6. Ungraded Versions and the Ginzburg–Kapranov Test

"Mock" versions of Veronese powers arise in contexts where the structure is imposed on ungraded vector spaces, leading to constructions such as tCom^{n,0} with a single n-ary symmetric operation (homological degree 0), and its Koszul dual Lie^{n,0}. These exhibit surprising behavior:

• tCom^{n,0} is Koszul if and only if n is odd;
• Lie^{n,0} is Koszul if and only if n is even.

For n=3, both fail to be Koszul, yet the Ginzburg–Kapranov power series positivity test fails to detect the lack of Koszulness: the compositional inverse of the Poincaré series for tCom^{3,0} has all positive coefficients, despite the operad being non-Koszul. This highlights subtle limitations in existing Koszulness detection criteria (Dotsenko et al., 2017).

7. Context, Applications, and Computational Techniques

Veronese powers of operads yield operadic presentations of higher-arity analogues and "pure" homotopy algebra structures. Applications permeate the theory of L_infty-algebras, partially associative systems, Jordan triple systems, and the study of Koszulness for multi-ary operads. In concrete cases such as dendriform and Rota–Baxter operads, combinatorial and computational approaches—enumeration of operad monomials, construction of rewriting matrices, and lattice basis reduction (e.g., LLL algorithm)—are central for explicit presentations (Bremner, 12 Dec 2025).

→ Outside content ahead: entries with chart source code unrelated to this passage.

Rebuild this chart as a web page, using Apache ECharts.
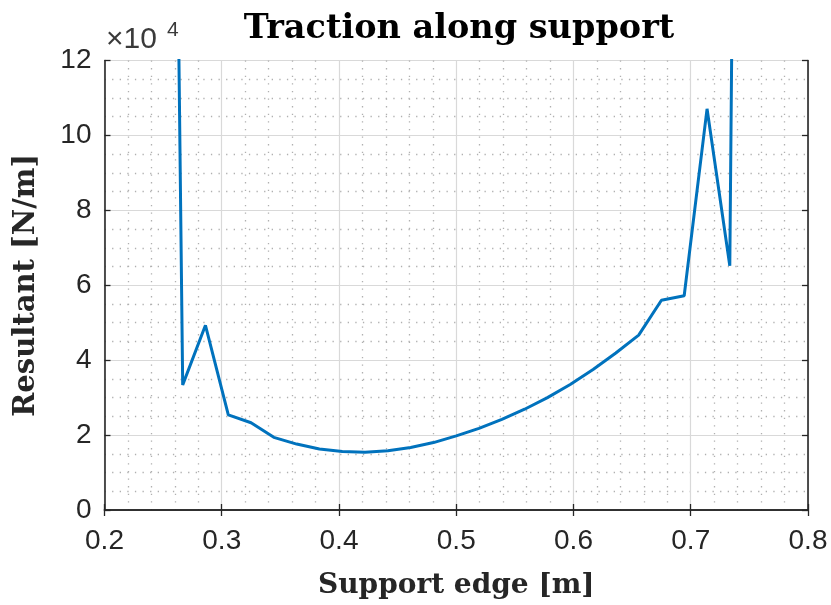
<!DOCTYPE html>
<html>
<head>
<meta charset="utf-8">
<title>Traction along support</title>
<script src="https://cdn.jsdelivr.net/npm/echarts@6/dist/echarts.min.js"></script>
<style>
  html, body { margin: 0; padding: 0; background: #ffffff; }
  #chart { width: 831px; height: 605px; }
</style>
</head>
<body>
<div id="chart"></div>
<script>
// Position along the support edge [m]
const supportEdge = [
  0.2472, 0.2667, 0.2861, 0.3056, 0.3250, 0.3444, 0.3639, 0.3833, 0.4028,
  0.4222, 0.4417, 0.4611, 0.4806, 0.5000, 0.5194, 0.5389, 0.5583, 0.5778,
  0.5972, 0.6167, 0.6361, 0.6556, 0.6750, 0.6944, 0.7139, 0.7333, 0.7528
];
// Resultant traction at each position [N/m]
const resultant = [
  560000, 33400, 49300, 25400, 23300, 19400, 17600, 16300, 15600,
  15400, 15800, 16700, 18000, 19800, 21800, 24200, 26900, 30000,
  33500, 37500, 41900, 46700, 56000, 57200, 107100, 65200, 750000
];
// Axis ranges and tick spacing
const xRange = [0.2, 0.8];
const xStep = 0.1;
const yRange = [0, 120000];
const yStep = 20000;
const yScale = 1e4;

const points = supportEdge.map((x, i) => [x, resultant[i]]);

const axisColor = '#262626';
const tickFont = 'Liberation Sans, Arial, Helvetica, sans-serif';
const texFont = 'DejaVu Serif, serif';

const chart = echarts.init(document.getElementById('chart'), null, { renderer: 'canvas' });

const boxAxisLine = { show: true, lineStyle: { color: axisColor, width: 1.6 } };
const innerTicks = { show: true, inside: true, length: 6, lineStyle: { color: axisColor, width: 1.3 } };
const majorGrid = { show: true, lineStyle: { color: '#d9d9d9', width: 1.2 } };
const minorGrid = { show: true, lineStyle: { color: '#b0b0b0', width: 1.3, type: [1.3, 6.3] } };

chart.setOption({
  backgroundColor: '#ffffff',
  animation: false,
  title: {
    text: 'Traction along support',
    left: 454,
    textAlign: 'center',
    top: 7,
    textStyle: { fontFamily: texFont, fontWeight: 'bold', fontSize: 33.5, color: '#000000' }
  },
  grid: { left: 104.5, right: 23, top: 60.5, bottom: 92, containLabel: false },
  xAxis: [
    {
      type: 'value', position: 'bottom',
      min: xRange[0], max: xRange[1], interval: xStep,
      name: 'Support edge [m]', nameLocation: 'middle', nameGap: 62,
      nameTextStyle: { fontFamily: texFont, fontWeight: 'bold', fontSize: 28, color: axisColor },
      axisLine: boxAxisLine, axisTick: innerTicks,
      axisLabel: { margin: 17, fontFamily: tickFont, fontSize: 28, color: axisColor,
                   formatter: v => v.toFixed(1) },
      splitLine: majorGrid,
      minorTick: { show: false, splitNumber: 5 },
      minorSplitLine: minorGrid
    },
    {
      type: 'value', position: 'top',
      min: xRange[0], max: xRange[1], interval: xStep,
      axisLine: boxAxisLine, axisTick: innerTicks,
      axisLabel: { show: false }, splitLine: { show: false }
    }
  ],
  yAxis: [
    {
      type: 'value', position: 'left',
      min: yRange[0], max: yRange[1], interval: yStep,
      name: 'Resultant [N/m]', nameLocation: 'middle', nameGap: 64,
      nameTextStyle: { fontFamily: texFont, fontWeight: 'bold', fontSize: 29, color: axisColor },
      axisLine: boxAxisLine, axisTick: innerTicks,
      axisLabel: { margin: 13, fontFamily: tickFont, fontSize: 28, color: axisColor,
                   formatter: v => String(Math.round(v / yScale)) },
      splitLine: majorGrid,
      minorTick: { show: false, splitNumber: 4 },
      minorSplitLine: minorGrid
    },
    {
      type: 'value', position: 'right',
      min: yRange[0], max: yRange[1], interval: yStep,
      axisLine: boxAxisLine, axisTick: innerTicks,
      axisLabel: { show: false }, splitLine: { show: false }
    }
  ],
  graphic: [
    {
      type: 'text', left: 106, top: 25, silent: true,
      style: { text: '×10', font: '30px ' + tickFont, fill: '#3a3a3a' }
    },
    {
      type: 'text', left: 167, top: 20, silent: true,
      style: { text: '4', font: '21px ' + tickFont, fill: '#3a3a3a' }
    }
  ],
  series: [
    {
      type: 'line',
      xAxisIndex: 0, yAxisIndex: 0,
      data: points,
      showSymbol: false,
      clip: true,
      lineStyle: { color: '#0072BD', width: 3 },
      z: 5
    }
  ]
});
</script>
</body>
</html>
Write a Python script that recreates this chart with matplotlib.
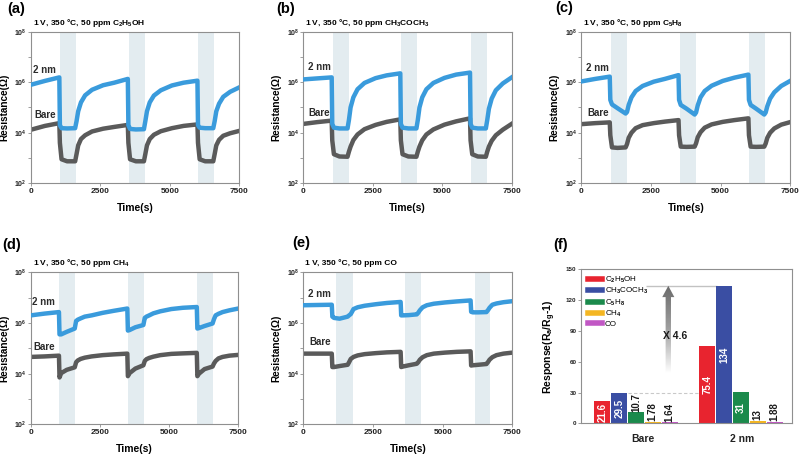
import numpy as np
import matplotlib
matplotlib.use("Agg")
import matplotlib.pyplot as plt
from matplotlib.patches import FancyArrow
from matplotlib.lines import Line2D
from matplotlib.colors import LinearSegmentedColormap
from matplotlib import transforms

plt.rcParams['font.family'] = ['Liberation Sans', 'DejaVu Sans']
plt.rcParams['font.weight'] = 'bold'
plt.rcParams['mathtext.fontset'] = 'custom'
plt.rcParams['mathtext.rm'] = 'Liberation Sans'
plt.rcParams['mathtext.bf'] = 'Liberation Sans:bold'
plt.rcParams['mathtext.it'] = 'Liberation Sans:italic'

# temps (s) commun a toutes les courbes
t = [0, 500, 1020, 1040, 1100, 1300, 1590, 1640, 1700, 1800, 1950, 2200, 2600, 3000,
     3490, 3510, 3570, 3780, 4070, 4120, 4180, 4280, 4430, 4680, 5080, 5500,
     6000, 6020, 6080, 6280, 6570, 6620, 6680, 6780, 6930, 7180, 7500]

# log10 de la resistance
a_2nm = [5.90, 6.05, 6.19, 4.30, 4.18, 4.17, 4.18, 4.45, 4.85, 5.20, 5.48, 5.70, 5.88, 5.98,
         6.13, 4.30, 4.15, 4.13, 4.14, 4.45, 4.85, 5.20, 5.47, 5.68, 5.87, 5.98,
         6.06, 4.30, 4.20, 4.18, 4.18, 4.45, 4.85, 5.15, 5.42, 5.62, 5.79]
a_bare = [4.12, 4.27, 4.38, 3.60, 2.95, 2.87, 2.87, 3.15, 3.50, 3.75, 3.90, 4.05, 4.16, 4.23,
          4.31, 3.60, 2.95, 2.87, 2.87, 3.15, 3.50, 3.75, 3.92, 4.06, 4.18, 4.27,
          4.33, 3.60, 2.95, 2.87, 2.87, 3.15, 3.50, 3.72, 3.88, 3.98, 4.07]
b_2nm = [6.11, 6.15, 6.19, 4.35, 4.20, 4.17, 4.17, 4.50, 5.00, 5.40, 5.72, 5.97, 6.16, 6.27,
         6.35, 4.35, 4.20, 4.17, 4.17, 4.50, 5.00, 5.40, 5.72, 5.97, 6.17, 6.30,
         6.38, 4.35, 4.20, 4.17, 4.17, 4.50, 4.95, 5.35, 5.68, 5.95, 6.19]
b_bare = [4.35, 4.42, 4.48, 3.70, 3.15, 3.06, 3.05, 3.25, 3.45, 3.71, 3.93, 4.14, 4.31, 4.43,
          4.53, 3.70, 3.15, 3.06, 3.05, 3.25, 3.45, 3.70, 3.93, 4.13, 4.32, 4.45,
          4.57, 3.70, 3.15, 3.06, 3.05, 3.25, 3.45, 3.68, 3.90, 4.12, 4.35]
c_2nm = [6.03, 6.13, 6.22, 5.30, 5.12, 4.97, 4.76, 4.82, 5.10, 5.40, 5.65, 5.85, 6.02, 6.13,
         6.28, 5.30, 5.10, 4.95, 4.72, 4.80, 5.08, 5.40, 5.65, 5.86, 6.05, 6.18,
         6.30, 5.30, 5.10, 4.95, 4.72, 4.80, 5.05, 5.35, 5.60, 5.85, 6.05]
c_bare = [4.34, 4.38, 4.41, 3.90, 3.42, 3.40, 3.42, 3.55, 3.80, 4.00, 4.18, 4.30, 4.38, 4.44,
          4.50, 3.90, 3.45, 3.44, 3.45, 3.58, 3.82, 4.02, 4.20, 4.33, 4.43, 4.50,
          4.57, 3.90, 3.45, 3.44, 3.45, 3.57, 3.80, 4.00, 4.17, 4.32, 4.42]
d_2nm = [6.30, 6.37, 6.43, 5.55, 5.55, 5.65, 5.78, 6.08, 6.13, 6.18, 6.25, 6.30, 6.40, 6.48,
         6.57, 5.70, 5.72, 5.83, 5.92, 6.20, 6.25, 6.30, 6.38, 6.46, 6.55, 6.60,
         6.63, 5.78, 5.80, 5.88, 5.98, 6.15, 6.30, 6.36, 6.43, 6.50, 6.57]
d_bare = [4.66, 4.68, 4.71, 3.85, 4.02, 4.15, 4.25, 4.45, 4.52, 4.58, 4.63, 4.68, 4.73, 4.76,
          4.79, 3.90, 4.02, 4.20, 4.33, 4.50, 4.57, 4.62, 4.67, 4.73, 4.78, 4.80,
          4.82, 3.90, 4.00, 4.18, 4.28, 4.40, 4.50, 4.60, 4.66, 4.71, 4.74]
e_2nm = [6.70, 6.71, 6.72, 6.25, 6.20, 6.17, 6.25, 6.30, 6.35, 6.55, 6.62, 6.68, 6.74, 6.79,
         6.83, 6.30, 6.30, 6.31, 6.34, 6.40, 6.50, 6.62, 6.70, 6.76, 6.81, 6.85,
         6.89, 6.44, 6.42, 6.42, 6.43, 6.50, 6.60, 6.72, 6.77, 6.82, 6.86]
e_bare = [4.79, 4.79, 4.79, 4.26, 4.26, 4.30, 4.35, 4.45, 4.58, 4.66, 4.72, 4.77, 4.81, 4.84,
          4.86, 4.26, 4.28, 4.33, 4.39, 4.45, 4.55, 4.65, 4.73, 4.79, 4.83, 4.86,
          4.88, 4.32, 4.33, 4.35, 4.38, 4.45, 4.55, 4.65, 4.73, 4.79, 4.83]

# periodes d'injection du gaz (zones grisees)
a_gas = [(1060, 1630), (3525, 4100), (6035, 6615)]
b_gas = [(1080, 1655), (3515, 4105), (6035, 6612)]
c_gas = [(1065, 1650), (3530, 4115), (6030, 6600)]
d_gas = [(1035, 1605), (3505, 4095), (6005, 6585)]
e_gas = [(1170, 1770), (3660, 4222), (6148, 6710)]

titles = [r"1 V, 350 °C, 50 ppm C$_\mathbf{2}$H$_\mathbf{5}$OH",
          r"1 V, 350 °C, 50 ppm CH$_\mathbf{3}$COCH$_\mathbf{3}$",
          r"1 V, 350 °C, 50 ppm C$_\mathbf{5}$H$_\mathbf{8}$",
          r"1 V, 350 °C, 50 ppm CH$_\mathbf{4}$",
          "1 V, 350 °C, 50 ppm CO"]
letters = ["(a)", "(b)", "(c)", "(d)", "(e)", "(f)"]

# reponses (f)
gases = [r"C$_2$H$_5$OH", r"CH$_3$COCH$_3$", r"C$_5$H$_8$", r"CH$_4$", "CO"]
resp_bare = [21.6, 29.5, 10.7, 1.3, 1.0]
resp_2nm = [75.4, 134, 31, 2.6, 1.6]
lab_bare = ["21.6", "29.5", "10.7", "1.78", "1.64"]
lab_2nm = ["75.4", "134", "31", "13", "1.88"]
groups = ["Bare", "2 nm"]

blue = "#3a9bdc"
gray = "#5a5a5a"
shade = "#e3ecf0"
spine_c = "#8f8f8f"
bar_colors = ["#e8242f", "#3a4ea3", "#1b8a4c", "#f4b622", "#c157c4"]

fig = plt.figure(figsize=(8, 4.54), dpi=100)

boxes = [(0.0388, 0.5963, 0.2600, 0.3340),
         (0.3792, 0.5963, 0.2604, 0.3340),
         (0.7267, 0.5963, 0.2610, 0.3340),
         (0.0384, 0.0654, 0.2595, 0.3348),
         (0.3792, 0.0654, 0.2613, 0.3348)]
series = [(a_bare, a_2nm, a_gas), (b_bare, b_2nm, b_gas), (c_bare, c_2nm, c_gas),
          (d_bare, d_2nm, d_gas), (e_bare, e_2nm, e_gas)]
# position des etiquettes "2 nm" / "Bare" (x en fraction d'axe, y en log10)
name_pos = [(0.010, 6.48, 4.72), (0.020, 6.61, 4.77), (0.024, 6.57, 4.77),
            (0.008, 6.84, 5.04), (0.022, 7.14, 5.25)]
letter_pos = [(7, 9.5), (276, 9), (555, 8), (2, 245), (292, 243), (553, 245)]


def style_axes(ax):
    for s in ax.spines.values():
        s.set_color(spine_c)
        s.set_linewidth(0.8)
    ax.tick_params(which='both', direction='out', color=spine_c, width=0.6, length=2,
                   labelcolor='#222222')


for i, (box, (bare, nm, gas)) in enumerate(zip(boxes, series)):
    ax = fig.add_axes(box)
    for g0, g1 in gas:
        ax.axvspan(g0, g1, color=shade, lw=0, zorder=0)
    ax.plot(t, np.power(10.0, bare), color=gray, lw=3.2, solid_joinstyle='round', zorder=2)
    ax.plot(t, np.power(10.0, nm), color=blue, lw=3.2, solid_joinstyle='round', zorder=3)
    ax.set_yscale('log')
    ax.set_xlim(0, 7500)
    ax.set_ylim(1e2, 1e8)
    ax.set_xticks([0, 2500, 5000, 7500])
    ax.set_xticklabels(["0", "2500", "5000", "7500"], fontsize=6)
    ax.set_yticks([1e2, 1e4, 1e6, 1e8])
    ax.set_yticklabels([r"$\mathbf{10^{2}}$", r"$\mathbf{10^{4}}$",
                        r"$\mathbf{10^{6}}$", r"$\mathbf{10^{8}}$"], fontsize=5)
    ax.set_yticks([1e3, 1e5, 1e7], minor=True)
    ax.yaxis.set_minor_formatter(plt.NullFormatter())
    style_axes(ax)
    ax.tick_params(axis='y', pad=1)
    ax.tick_params(axis='x', pad=1.5)
    ax.set_ylabel("Resistance(Ω)", fontsize=7.2, fontweight='bold')
    ax.yaxis.set_label_coords(-0.105, 0.5)
    ax.text(0.5, -0.163, "Time(s)", transform=ax.transAxes, ha='center', va='center',
            fontsize=7.5, fontweight='bold')
    ax.text(0.01, 1.058, titles[i], transform=ax.transAxes, ha='left', va='center',
            fontsize=6, fontweight='bold')
    tr = transforms.blended_transform_factory(ax.transAxes, ax.transData)
    xp, y2, yb = name_pos[i]
    ax.text(xp, 10 ** y2, "2 nm", transform=tr, fontsize=7, fontweight='bold',
            color='#2b2b2b', va='center', ha='left')
    ax.text(xp + 0.005, 10 ** yb, "Bare", transform=tr, fontsize=7, fontweight='bold',
            color='#2b2b2b', va='center', ha='left')

# (f) histogramme des reponses
axf = fig.add_axes((0.7258, 0.0676, 0.2645, 0.3390))
x_bare = np.arange(len(resp_bare))
x_2nm = np.arange(len(resp_2nm)) + 6.25
for xs, vals, labs in [(x_bare, resp_bare, lab_bare), (x_2nm, resp_2nm, lab_2nm)]:
    axf.bar(xs, vals, width=0.95, color=bar_colors, zorder=2)
    for x, v, lab in zip(xs, vals, labs):
        if v > 15:
            axf.text(x, v / 2, lab, rotation=90, ha='center', va='center', color='white',
                     fontsize=7, fontweight='bold', zorder=4)
        else:
            axf.text(x, v + 0.5, lab, rotation=90, ha='center', va='bottom', color='#1a1a1a',
                     fontsize=7, fontweight='bold', zorder=4)

axf.hlines(resp_bare[1], x_bare[1] + 0.5, x_2nm[0] - 0.45, colors='#c9c9c9',
           linestyles=(0, (3, 2)), lw=0.8, zorder=1)
axf.hlines(resp_2nm[1], 2.6, x_2nm[1] - 0.45, colors='#c2c2c2', lw=1.0, zorder=1)

arrow = FancyArrow(3.92, 49, 0, resp_2nm[1] - 49, width=0.32, head_width=0.72,
                   head_length=11, length_includes_head=True, facecolor='none',
                   edgecolor='none')
axf.add_patch(arrow)
cmap = LinearSegmentedColormap.from_list("arr", ["#ffffff", "#a0a0a0", "#6a6a6a"])
grad = np.linspace(0, 1, 256).reshape(-1, 1)
im = axf.imshow(grad, extent=[3.4, 4.45, 49, resp_2nm[1]], origin='lower', cmap=cmap,
                aspect='auto', zorder=3)
im.set_clip_path(arrow)
axf.text(4.3, 85, "X 4.6", ha='center', va='center', fontsize=7.5, fontweight='bold',
         color='#1a1a1a', zorder=5)

axf.set_xlim(-1.3, 11.3)
axf.set_ylim(0, 150)
axf.set_yticks([0, 30, 60, 90, 120, 150])
axf.set_yticklabels(["0", "30", "60", "90", "120", "150"], fontsize=4.5)
axf.set_xticks([2.4, 8.3])
axf.set_xticklabels(groups, fontsize=7.5, fontweight='bold')
style_axes(axf)
axf.tick_params(axis='x', length=0, pad=8)
axf.tick_params(axis='y', pad=1)
axf.set_ylabel(r"Response(R$_\mathbf{a}$/R$_\mathbf{g}$-1)", fontsize=7.5, fontweight='bold')
axf.yaxis.set_label_coords(-0.105, 0.5)

handles = [Line2D([0], [0], color=c, lw=4) for c in bar_colors]
axf.legend(handles, gases, loc='upper left', bbox_to_anchor=(0.035, 0.965), frameon=False,
           borderaxespad=0, borderpad=0, handlelength=1.7, handletextpad=0.4,
           labelspacing=0.15, prop={'size': 5.8, 'weight': 'normal'})

for lab, (px, py) in zip(letters, letter_pos):
    fig.text(px / 800, 1 - py / 454, lab, ha='left', va='center', fontsize=10.5,
             fontweight='bold')

fig.savefig("out.png", dpi=100)
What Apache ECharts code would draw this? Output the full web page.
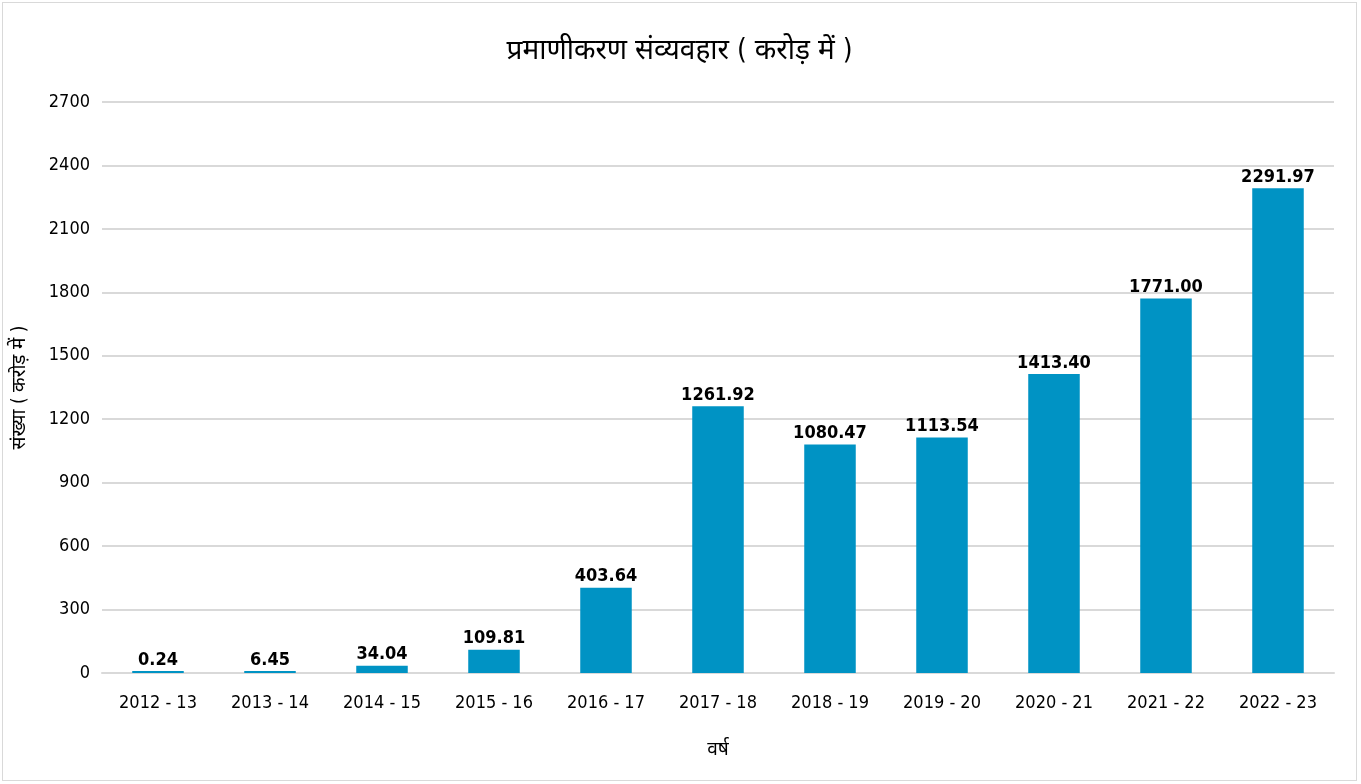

A plausible implication is that further development of computational operadic techniques will be necessary to make the Veronese powers construction effective for a wider class of operads, given the combinatorial complexity of the resulting quadratic relations and the failure of direct homological improvement for most operads.